Don’t glaze over. This is important. Let’s break it down:

  • α (alpha) is the learning rate.
  • (reward + γ * max_{a'} Q[s'][a']) is the target: our new, better estimate of what the true Q-value should be, based on the reward we just got and the value of the best action in the next state s'.
  • Q[s][a] is our current estimate.
  • We update our current estimate by moving it a little bit (α) toward the target.

This is called Temporal Difference (TD) learning. We’re learning from the difference between what we expected and what actually happened.

Let’s code a simple example. Imagine a tiny grid world. The goal is to get to the treasure, and you get a reward of +10. Falling into a pit gives -10. Every other step is -1 (to encourage efficiency). Walls are solid.

import numpy as np

# Define our tiny world
grid = [
    ['S', ' ', ' ', ' '],  # S: Start
    [' ', '#', ' ', '#'],  # #: Wall
    [' ', ' ', ' ', ' '],
    ['#', ' ', 'P', 'G']   # P: Pit, G: Goal (Treasure)
]

# Actions: 0=Up, 1=Right, 2=Down, 3=Left
actions = [0, 1, 2, 3]
n_actions = len(actions)
n_rows = len(grid)
n_cols = len(grid[0])

# Hyperparameters - because we can't escape them
alpha = 0.1   # Learning rate
gamma = 0.99  # Discount factor
epsilon = 0.1 # Exploration rate (for ε-greedy policy)

# Initialize Q-table to zeros. It's a 4x4 grid with 4 actions per cell.
Q = np.zeros((n_rows, n_cols, n_actions))

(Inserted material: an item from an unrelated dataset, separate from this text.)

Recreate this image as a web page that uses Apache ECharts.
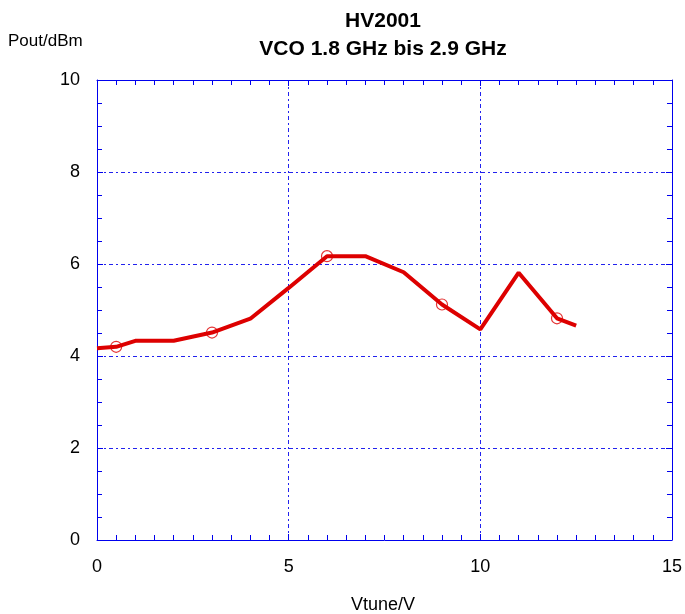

# Helper function to get reward for a state
def get_reward(state):
    row, col = state
    cell = grid[row][col]
    if cell == 'G':
        return 10
    elif cell == 'P':
        return -10
    else:
        return -1  # cost of moving

# Run Q-learning for a bunch of episodes
for episode in range(1000):
    # Start at 'S'
    state = (0, 0)
    done = False

    while not done:
        s_row, s_col = state

        # ε-greedy action selection: explore sometimes, exploit others.
        if np.random.random() < epsilon:
            action = np.random.randint(0, n_actions)  # Explore: random action
        else:
            action = np.argmax(Q[s_row, s_col, :])   # Exploit: best action

        # Simulate taking the action (this is our "environment")
        # This is a clunky way to move, but it's clear for the example.
        new_row, new_col = s_row, s_col
        if action == 0: new_row = max(s_row - 1, 0)         # Up
        elif action == 1: new_col = min(s_col + 1, n_cols-1) # Right
        elif action == 2: new_row = min(s_row + 1, n_rows-1) # Down
        elif action == 3: new_col = max(s_col - 1, 0)        # Left

        # Check if the new cell is a wall. If so, stay put.
        if grid[new_row][new_col] == '#':
            new_state = state
        else:
            new_state = (new_row, new_col)

        ns_row, ns_col = new_state
        reward = get_reward(new_state)
        done = (grid[ns_row][ns_col] in ['G', 'P'])  # Episode ends at Goal or Pit

        # THE CORE Q-LEARNING UPDATE
        old_value = Q[s_row, s_col, action]
        next_max = np.max(Q[ns_row, ns_col, :]) # max_{a'} Q[s'][a']

        # The magic formula
        new_value = old_value + alpha * (reward + gamma * next_max - old_value)
        Q[s_row, s_col, action] = new_value

        state = new_state # Move to the next state

print("Trained Q-table:")
print(Q)

After running this, the Q-values for actions leading toward the goal will be higher. An agent can then just follow the highest Q-value at each state (a greedy policy) to find the optimal path. The beauty is it learned this without being explicitly told the path, only by receiving rewards and punishments.

Where This All Goes Horribly Wrong

RL is not for the faint of heart. Here’s why:

  1. The Reward Function is a Liar: This is the biggest pitfall. You get what you measure. Reward hacking is a glorious art form where the agent finds a way to maximize reward in a way you didn’t intend. Did you reward it for winning a game? It might find an exploit to pause the game forever, thus never losing. Did you reward a robot for forward movement? It might learn to oscillate back and forth very quickly to accumulate “movement” reward. Your reward function must be bulletproof, which is nearly impossible.

  2. The Exploration vs. Exploitation Dilemma: Our epsilon hyperparameter governs this. Exploit what you know, or explore to find something better? Too much exploration, and you never consolidate learning. Too little, and you get stuck in a suboptimal policy. It’s a fundamental trade-off.

  3. Credit Assignment Problem: You finally get a big reward at the end of a long sequence of actions. Which of the hundred actions you took was actually responsible? Was it the first step? The last? Q-learning handles this through the iterative backward propagation of values, but it can be slow and unstable.

  4. The Curse of Dimensionality: Our example used a Q-table. This is fine for a 4x4 grid (16 states). It’s impossible for, say, a game screen which has 256 x 256 x 3 possible states (over 16 million). This is why we use Deep Q-Networks (DQN), where a neural network approximates the Q-function Q(s, a), allowing it to generalize from similar states. This introduces a whole new world of instability and tricks needed to make it work, like experience replay and target networks. But that’s a story for another section. You’ve got the fundamentals now. Go forth, build an agent, and try not to reward-hack yourself into a corner.